I usually take two minutes for the last six meters after the 5min stop even on shallow dives. It usually is a slow ascent to 3m and a minute or more there before coming to the surface. It obviously depends on surface conditions.
 
Among other things, I treat it like an exercise in bouyancy control.
 
What people forget is what the pressure drop from 6m actually means before they shoot up. Its not far off being taken from sea level to the top of mount Everest( I know not quite). People would not be comfortable doing that.
 
Here's why I started this thread.
Attached below is the graph from my Perdix for a dive to Little Tunnels in Grand Cayman last year. It was when I was attentive to extra time on my safety stops, but not so much on ascent rate in the last 15'.
The dive was to 108' max for 50 min; first dive of the day. Average depth 53'. EAN 32.
Min NDL during the entire dive was 11 minutes left. So, an average vacation dive, not pushing limits. Except maybe gas usage. :D Since I could see the boat above me the whole time, and hung out for 8 min total in safety stops, I surfaced with 375 psi.
Screenshot_20191124-101218_Shearwater.jpg

Now that Shearwater Cloud has implemented graphing of the GF99 (GF "now"), it was fascinating to see what happened at the end of the dive:
20191124_155755.jpg

The GF went from ongassing at depth to 25% upon reaching the Safety Stop at 15'. Perhaps because this was the first dive of the day, the GF declined rapidly while hovering at 15' for 5 min. But then upon ascending to 5' for a second stop, it jumped right up to 30% and then to 42% upon hitting the surface 3 min later. Had I had SurGF in the firmware at that time, it would have been interesting to see what my predicted surface GF would have been when I first left my final depth of ~55'. Putting the dive into SubSurface suggests that it was probably around 55% without safety stops.

In any case, a LOT is happening in the last 15 feet! Extra time at the safety stop clearly helps. But also, the abrupt change in GF suggests to me at least, that slowing that rate of final ascent means I'll be pulling the tab on the Coke can just a little more gingerly.
 
The GF went from ongassing at depth to 22% upon reaching the Safety Stop at 15'. Perhaps because this was the first dive of the day, the GF declined rapidly while hovering at 15' for 5 min. But then upon ascending to 5' for a second stop, it jumped right up to 30% and then to 42% upon hitting the surface 3 min later.

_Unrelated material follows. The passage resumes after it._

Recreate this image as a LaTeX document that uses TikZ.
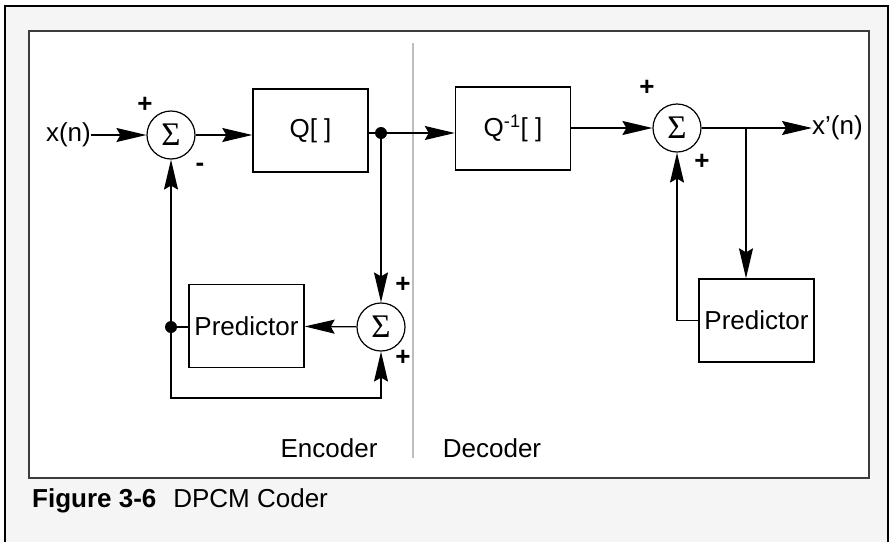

I have a very strong suspicion that what you're looking at is an artifact of the model whose relationship to the actual diver on the actual dive is tangential at best. Progressively slowing down as you come higher up is common sense, but these glitzy infographics are nothing more than user interface eye candy.
 
...nothing more than user interface eye candy.
Perhaps. But the mathematical model generating the graph revealed something that was not intuitive: a striking rate of change in GF in the last 15'.

For me at least, the whole point of this discussion is debating the relative value of a significant decrease in final rate of ascent. Buhlman and ZHL-16 and GF's have done well by us so far, no matter what GF you pick. And this bit of the math was a surprise.
 
Here's why I started this thread.
Attached below is the graph from my Perdix for a dive to Little Tunnels in Grand Cayman last year. It was when I was attentive to extra time on my safety stops, but not so much on ascent rate in the last 15'.
The dive was to 108' max for 50 min; first dive of the day. Average depth 53'. EAN 32.
Min NDL during the entire dive was 11min. left. So, an average vacation dive, not pushing limits. Except maybe gas usage. :D Since I could see the boat above me the whole time, and hung out for 8 min total in safety stops, I surfaced with 375 psi.
View attachment 551584
Now that Shearwater Cloud has implemented graphing of the GF99 (GF "now"), it was fascinating to see what happened at the end of the dive:
View attachment 551585
The GF went from ongassing at depth to 22% upon reaching the Safety Stop at 15'. Perhaps because this was the first dive of the day, the GF declined rapidly while hovering at 15' for 5 min. But then upon ascending to 5' for a second stop, it jumped right up to 30% and then to 42% upon hitting the surface 3 min later. Had I had SurGF in the firmware at that time, it would have been interesting to see what my predicted surface GF would have been when I first left my final depth of ~55'. Putting the dive into SubSurface suggests that it was probably around 55%.

In any case, a LOT is happening in the last 15 feet! Extra time at the safety stop clearly helps. But also, the abrupt change in GF suggests to me at least, that slowing that rate of final ascent means I'll be pulling the tab on the Coke can just a little more gingerly.
How do you get the GF scale on the left? I seem to gt only a Depth scale.